◆ GIVEN EXERCISE
Print exactly the lines running from the one that holds "Emit a Python" through the one that holds "ax = fig.add_axes([0.33, 0.1357, 0.6446, 0.8348])", please, and leave the pictures out.

***** SUPPLIED DATA *****

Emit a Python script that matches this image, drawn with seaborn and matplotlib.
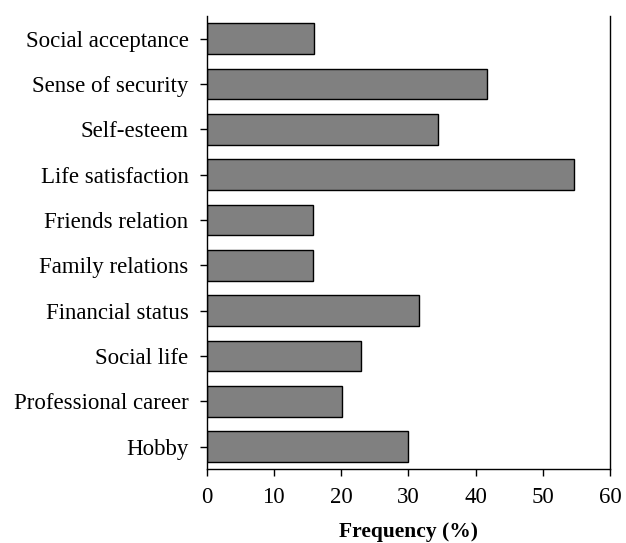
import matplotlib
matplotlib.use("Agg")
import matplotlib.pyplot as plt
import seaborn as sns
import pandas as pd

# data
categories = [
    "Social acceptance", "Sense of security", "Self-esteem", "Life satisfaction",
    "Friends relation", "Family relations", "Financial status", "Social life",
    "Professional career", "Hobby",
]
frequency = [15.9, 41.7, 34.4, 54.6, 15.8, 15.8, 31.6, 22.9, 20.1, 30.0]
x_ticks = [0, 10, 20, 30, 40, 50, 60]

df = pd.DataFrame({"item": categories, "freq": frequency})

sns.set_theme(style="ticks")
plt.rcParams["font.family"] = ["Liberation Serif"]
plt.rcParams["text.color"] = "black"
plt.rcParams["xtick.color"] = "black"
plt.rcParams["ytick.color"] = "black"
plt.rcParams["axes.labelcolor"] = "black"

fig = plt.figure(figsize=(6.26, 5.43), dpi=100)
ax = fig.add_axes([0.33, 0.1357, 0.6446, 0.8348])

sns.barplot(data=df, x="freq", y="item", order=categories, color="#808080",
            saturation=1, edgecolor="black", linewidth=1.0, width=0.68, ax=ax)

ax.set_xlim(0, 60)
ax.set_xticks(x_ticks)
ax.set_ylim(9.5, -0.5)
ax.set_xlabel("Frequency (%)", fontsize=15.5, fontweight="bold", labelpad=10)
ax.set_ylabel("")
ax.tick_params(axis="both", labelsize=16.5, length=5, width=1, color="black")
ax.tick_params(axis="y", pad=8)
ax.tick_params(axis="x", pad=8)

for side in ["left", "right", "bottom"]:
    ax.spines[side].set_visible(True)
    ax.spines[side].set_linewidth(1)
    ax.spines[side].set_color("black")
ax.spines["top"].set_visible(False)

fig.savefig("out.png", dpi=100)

*****
***** SUPPLIED DATA *****

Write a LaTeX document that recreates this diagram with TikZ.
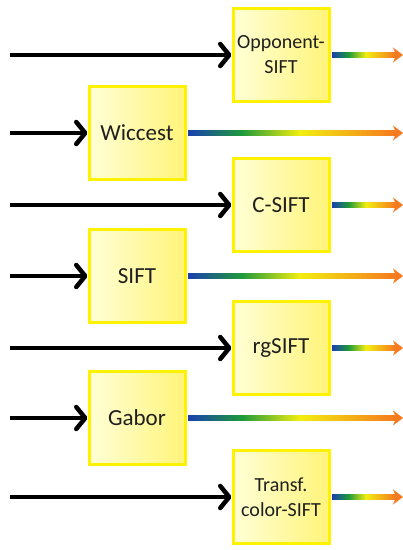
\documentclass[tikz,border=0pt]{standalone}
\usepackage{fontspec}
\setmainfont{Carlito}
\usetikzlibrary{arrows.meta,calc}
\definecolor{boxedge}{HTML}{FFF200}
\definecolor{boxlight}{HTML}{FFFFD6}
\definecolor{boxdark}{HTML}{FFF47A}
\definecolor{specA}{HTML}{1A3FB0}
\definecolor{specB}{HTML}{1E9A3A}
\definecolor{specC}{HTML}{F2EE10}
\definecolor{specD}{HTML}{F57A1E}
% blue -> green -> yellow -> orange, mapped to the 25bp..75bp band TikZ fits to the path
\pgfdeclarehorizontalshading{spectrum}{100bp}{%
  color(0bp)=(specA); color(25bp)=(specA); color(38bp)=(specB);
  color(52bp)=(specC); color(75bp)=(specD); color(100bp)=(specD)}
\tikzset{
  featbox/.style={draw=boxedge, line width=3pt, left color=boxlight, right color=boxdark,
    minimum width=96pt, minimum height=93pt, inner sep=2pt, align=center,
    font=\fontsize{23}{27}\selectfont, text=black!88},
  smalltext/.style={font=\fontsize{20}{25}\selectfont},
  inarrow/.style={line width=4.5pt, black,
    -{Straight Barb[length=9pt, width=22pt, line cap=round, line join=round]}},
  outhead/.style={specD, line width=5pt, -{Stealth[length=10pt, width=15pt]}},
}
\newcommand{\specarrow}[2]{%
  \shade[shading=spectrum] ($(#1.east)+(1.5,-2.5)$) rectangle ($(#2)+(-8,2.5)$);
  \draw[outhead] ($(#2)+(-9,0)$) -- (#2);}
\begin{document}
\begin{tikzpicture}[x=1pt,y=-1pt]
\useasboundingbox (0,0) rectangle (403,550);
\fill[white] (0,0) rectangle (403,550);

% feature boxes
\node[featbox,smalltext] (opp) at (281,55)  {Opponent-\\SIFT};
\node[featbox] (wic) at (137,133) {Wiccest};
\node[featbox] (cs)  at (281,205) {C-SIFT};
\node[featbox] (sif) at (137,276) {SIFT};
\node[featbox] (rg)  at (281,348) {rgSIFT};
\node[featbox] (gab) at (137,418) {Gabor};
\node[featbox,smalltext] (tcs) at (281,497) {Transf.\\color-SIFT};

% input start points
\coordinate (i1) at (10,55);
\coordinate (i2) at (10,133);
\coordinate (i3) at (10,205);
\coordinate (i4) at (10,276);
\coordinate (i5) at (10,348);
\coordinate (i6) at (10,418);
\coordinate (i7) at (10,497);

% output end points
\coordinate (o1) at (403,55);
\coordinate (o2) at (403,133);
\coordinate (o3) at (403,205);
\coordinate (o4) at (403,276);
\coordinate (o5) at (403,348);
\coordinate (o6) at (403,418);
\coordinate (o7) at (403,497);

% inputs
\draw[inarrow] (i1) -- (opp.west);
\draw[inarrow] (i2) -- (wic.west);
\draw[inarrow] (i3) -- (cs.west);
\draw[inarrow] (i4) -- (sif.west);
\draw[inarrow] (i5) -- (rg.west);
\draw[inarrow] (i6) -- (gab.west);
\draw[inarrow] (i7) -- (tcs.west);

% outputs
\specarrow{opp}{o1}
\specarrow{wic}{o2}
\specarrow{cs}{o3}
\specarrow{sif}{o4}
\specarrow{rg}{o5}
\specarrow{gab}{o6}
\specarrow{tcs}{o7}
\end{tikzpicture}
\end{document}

*****
***** SUPPLIED DATA *****

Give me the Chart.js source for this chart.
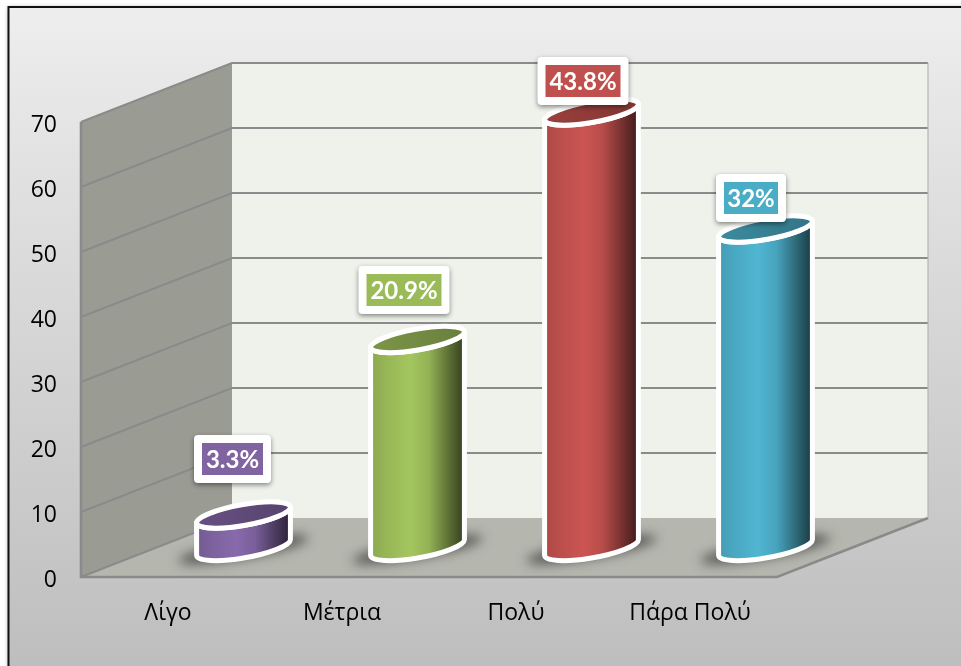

*****

◆ TASK ANSWER
Emit a Python script that matches this image, drawn with seaborn and matplotlib.
import matplotlib
matplotlib.use("Agg")
import matplotlib.pyplot as plt
import seaborn as sns
import pandas as pd

# data
categories = [
    "Social acceptance", "Sense of security", "Self-esteem", "Life satisfaction",
    "Friends relation", "Family relations", "Financial status", "Social life",
    "Professional career", "Hobby",
]
frequency = [15.9, 41.7, 34.4, 54.6, 15.8, 15.8, 31.6, 22.9, 20.1, 30.0]
x_ticks = [0, 10, 20, 30, 40, 50, 60]

df = pd.DataFrame({"item": categories, "freq": frequency})

sns.set_theme(style="ticks")
plt.rcParams["font.family"] = ["Liberation Serif"]
plt.rcParams["text.color"] = "black"
plt.rcParams["xtick.color"] = "black"
plt.rcParams["ytick.color"] = "black"
plt.rcParams["axes.labelcolor"] = "black"

fig = plt.figure(figsize=(6.26, 5.43), dpi=100)
ax = fig.add_axes([0.33, 0.1357, 0.6446, 0.8348])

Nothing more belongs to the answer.